The group, whose name is a reference to the Fourth Amendment in the Bill of Rights, which prohibits unreasonable searches and seizures, applied for and received permission from the state in October to adopt the road. Doing so has meant that signs with the group's name stand outside the data center and Restore The Fourth has a venue to protest what it argues are unconstitutional NSA programs collecting data on Americans.

Critics of the NSA have claimed some victories since October. President Barack Obama has proposed modest restraints on the NSA's metadata program, and a CNN poll has shown most Americans disapprove of the data collection.

Yet critics have not claimed a decisive victory in the courts and all indictions are that the data collection is continuing much as it did before the leaks of former NSA contract employee Edward Snowden.

"The thing that hasn't changed is the government response," to the data collection, acknowledged Dan Garfield, one of Restore The Fourth's Utah organizers.

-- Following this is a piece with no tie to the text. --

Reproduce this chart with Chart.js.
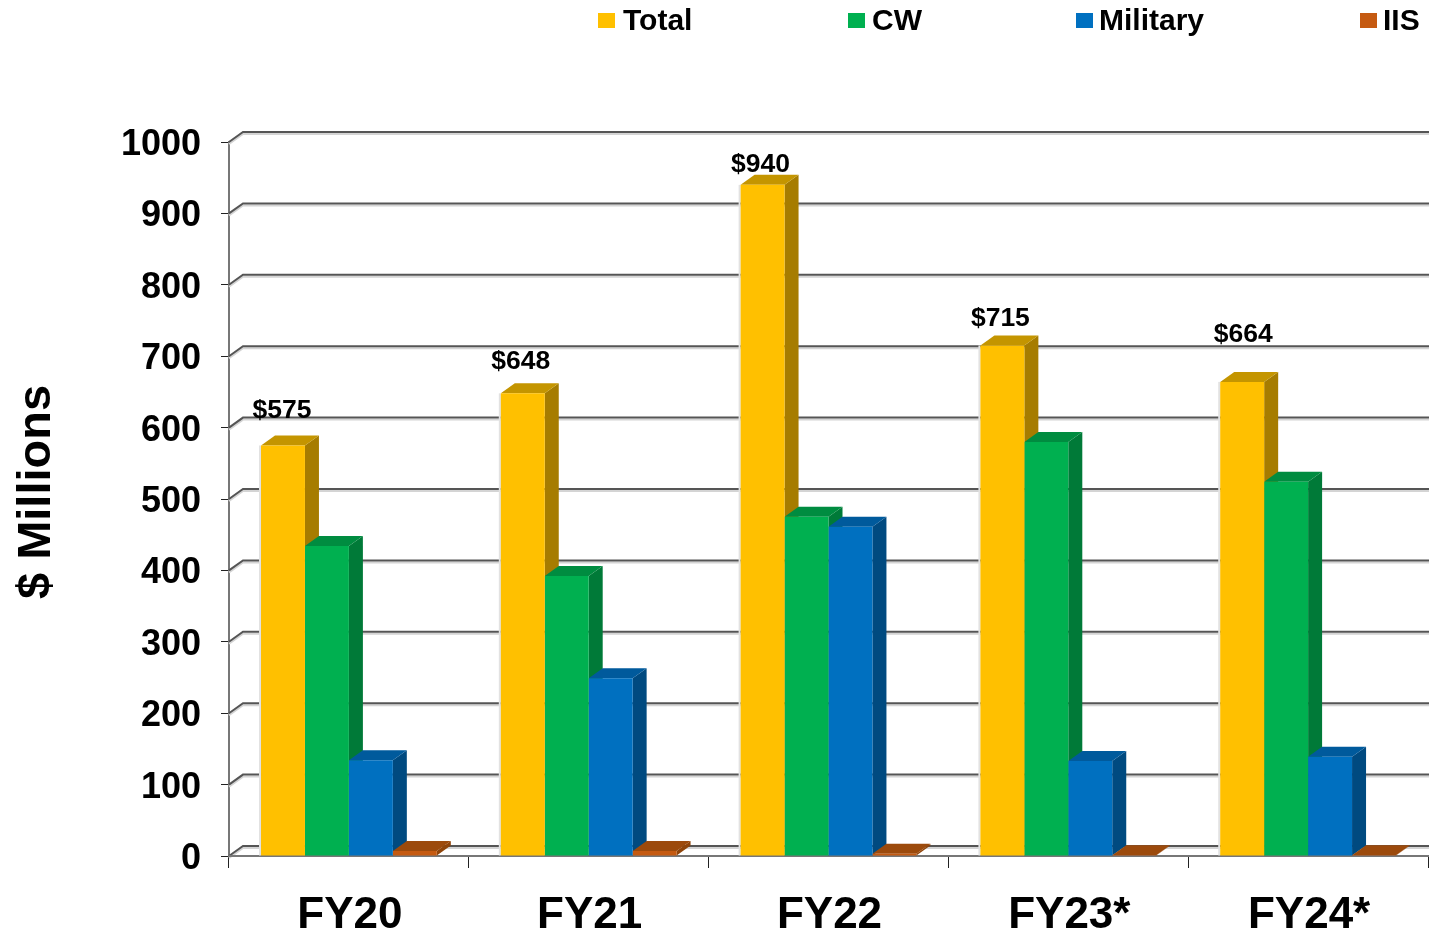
<!DOCTYPE html>
<html>
<head>
<meta charset="utf-8">
<title>$ Millions by fiscal year</title>
<script src="https://cdn.jsdelivr.net/npm/chart.js@4"></script>
<style>
html, body { margin: 0; padding: 0; background: #fff; overflow: hidden; }
canvas { display: block; }
</style>
</head>
<body>
<canvas id="chart" width="1429" height="934"></canvas>
<script>
// values
var years = ['FY20', 'FY21', 'FY22', 'FY23*', 'FY24*'];
var total = [575, 648, 940, 715, 664];
var cw = [434, 392, 475, 580, 524];
var military = [134, 249, 461, 133, 139];
var iis = [7, 7, 3, 1, 1];
var totalLabels = ['$575', '$648', '$940', '$715', '$664'];

var FONT = '"Liberation Sans", Arial, sans-serif';
var DEPTH_X = 14, DEPTH_Y = 10;
// side and top shades per series
var shades = [
    { side: '#a67c00', top: '#c49500' },
    { side: '#007a38', top: '#008c40' },
    { side: '#004a80', top: '#005a9c' },
    { side: '#8f4409', top: '#9c4a0c' }
];
// hand placed in the original, so they do not follow the bars exactly
var labelLift = [35, 32, 20, 27, 47];
var labelShift = [-1, -2, -2, -2, 1];

function poly(ctx, pts, color) {
    ctx.fillStyle = color;
    ctx.beginPath();
    ctx.moveTo(pts[0][0], pts[0][1]);
    for (var i = 1; i < pts.length; i++) ctx.lineTo(pts[i][0], pts[i][1]);
    ctx.closePath();
    ctx.fill();
}

var backWall = {
    id: 'backWall',
    beforeDatasetsDraw: function (chart) {
        var ctx = chart.ctx, y = chart.scales.y, area = chart.chartArea;
        ctx.save();
        y.ticks.forEach(function (t) {
            var py = y.getPixelForValue(t.value);
            [['#d4d4d4', 2], ['#555555', 0]].forEach(function (s) {
                ctx.strokeStyle = s[0];
                ctx.lineWidth = 2;
                ctx.beginPath();
                ctx.moveTo(area.left, py + s[1]);
                ctx.lineTo(area.left + DEPTH_X, py - DEPTH_Y + s[1]);
                ctx.lineTo(chart.width, py - DEPTH_Y + s[1]);
                ctx.stroke();
            });
        });
        ctx.strokeStyle = '#777777';
        ctx.lineWidth = 2;
        ctx.beginPath();
        ctx.moveTo(area.left, area.bottom);
        ctx.lineTo(chart.width, area.bottom);
        ctx.stroke();
        ctx.restore();
    }
};

// the 3d look: side and top faces hung on each real bar element
var barFaces = {
    id: 'barFaces',
    beforeDatasetsDraw: function (chart) {
        var ctx = chart.ctx;
        ctx.save();
        chart.data.datasets.forEach(function (ds, di) {
            chart.getDatasetMeta(di).data.forEach(function (bar) {
                var r = bar.x + bar.width / 2, l = bar.x - bar.width / 2;
                if (di === 0) {
                    // soft light edge on the left of the first bar
                    ctx.fillStyle = '#e2e2e2';
                    ctx.fillRect(l - 2, bar.y, 2, bar.base - bar.y);
                }
                poly(ctx, [[r, bar.base], [r + DEPTH_X, bar.base - DEPTH_Y], [r + DEPTH_X, bar.y - DEPTH_Y], [r, bar.y]], shades[di].side);
                poly(ctx, [[l, bar.y], [l + DEPTH_X, bar.y - DEPTH_Y], [r + DEPTH_X, bar.y - DEPTH_Y], [r, bar.y]], shades[di].top);
            });
        });
        ctx.restore();
    },
    afterDatasetsDraw: function (chart) {
        var ctx = chart.ctx;
        ctx.save();
        ctx.fillStyle = '#000';
        ctx.font = 'bold 26.5px ' + FONT;
        ctx.textAlign = 'center';
        ctx.textBaseline = 'middle';
        chart.getDatasetMeta(0).data.forEach(function (bar, i) {
            ctx.fillText(totalLabels[i], bar.x + labelShift[i], bar.y - labelLift[i]);
        });
        ctx.restore();
    }
};

// legend and axis title sit at fixed spots in the original
var legendSpots = [[598, 623], [848, 872], [1076, 1099], [1360, 1383]];
var extras = {
    id: 'extras',
    afterDraw: function (chart) {
        var ctx = chart.ctx;
        ctx.save();
        ctx.textBaseline = 'middle';
        ctx.font = 'bold 30px ' + FONT;
        chart.data.datasets.forEach(function (ds, i) {
            ctx.fillStyle = ds.backgroundColor;
            ctx.fillRect(legendSpots[i][0], 13, 17, 15);
            ctx.fillStyle = '#000';
            ctx.fillText(ds.label, legendSpots[i][1], 22);
        });
        ctx.translate(37.5, 492);
        ctx.rotate(-Math.PI / 2);
        ctx.textAlign = 'center';
        ctx.font = 'bold 47px ' + FONT;
        ctx.fillText('$ Millions', 0, 0);
        ctx.restore();
    }
};

new Chart(document.getElementById('chart'), {
    type: 'bar',
    data: {
        labels: years,
        datasets: [
            { label: 'Total', data: total, backgroundColor: '#ffc000' },
            { label: 'CW', data: cw, backgroundColor: '#00b050' },
            { label: 'Military', data: military, backgroundColor: '#0070c0' },
            { label: 'IIS', data: iis, backgroundColor: '#c55a11' }
        ]
    },
    plugins: [backWall, barFaces, extras],
    options: {
        responsive: false,
        animation: false,
        layout: { padding: { top: 142, right: 1, left: 0, bottom: 0 } },
        datasets: { bar: { categoryPercentage: 0.733, barPercentage: 1, borderWidth: 0 } },
        plugins: { legend: { display: false }, tooltip: { enabled: false } },
        scales: {
            x: {
                afterFit: function (scale) { scale.height = 78; },
                border: { color: '#777777', width: 2 },
                grid: { drawOnChartArea: false, tickLength: 12, tickColor: '#222222', tickWidth: 1 },
                ticks: { color: '#000', padding: 21, maxRotation: 0, labelOffset: 1, font: { family: FONT, size: 44, weight: 'bold' } }
            },
            y: {
                min: 0,
                max: 1000,
                afterFit: function (scale) { scale.width = 229; },
                border: { color: '#777777', width: 2 },
                grid: { drawOnChartArea: false, tickLength: 8, tickColor: '#222222', tickWidth: 1 },
                ticks: {
                    stepSize: 100,
                    color: '#000',
                    padding: 20,
                    labelOffset: 3,
                    autoSkip: false,
                    callback: function (value) { return String(value); },
                    font: { family: FONT, size: 36, weight: 'bold' }
                }
            }
        }
    }
});
</script>
</body>
</html>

About a dozen people picked up litter Tuesday. The group and its supporters plan to continue their protests and calls to stop the flow of water to the data center. Garfield said one organization that shares Restore The Fourth's views on the NSA has even discussed buying a statue of Snowden to place near the data center. Garfield did not know how far those discussions had advanced or where, specifically, the statue would be erected.

The Utah Data Center is a gigantic storage facility for the NSA collection program as well as other electronic intelligence gathered by the armed forces and other spy agencies. On its website, the NSA says it protects privacy rights guaranteed by the U.S. Constitution.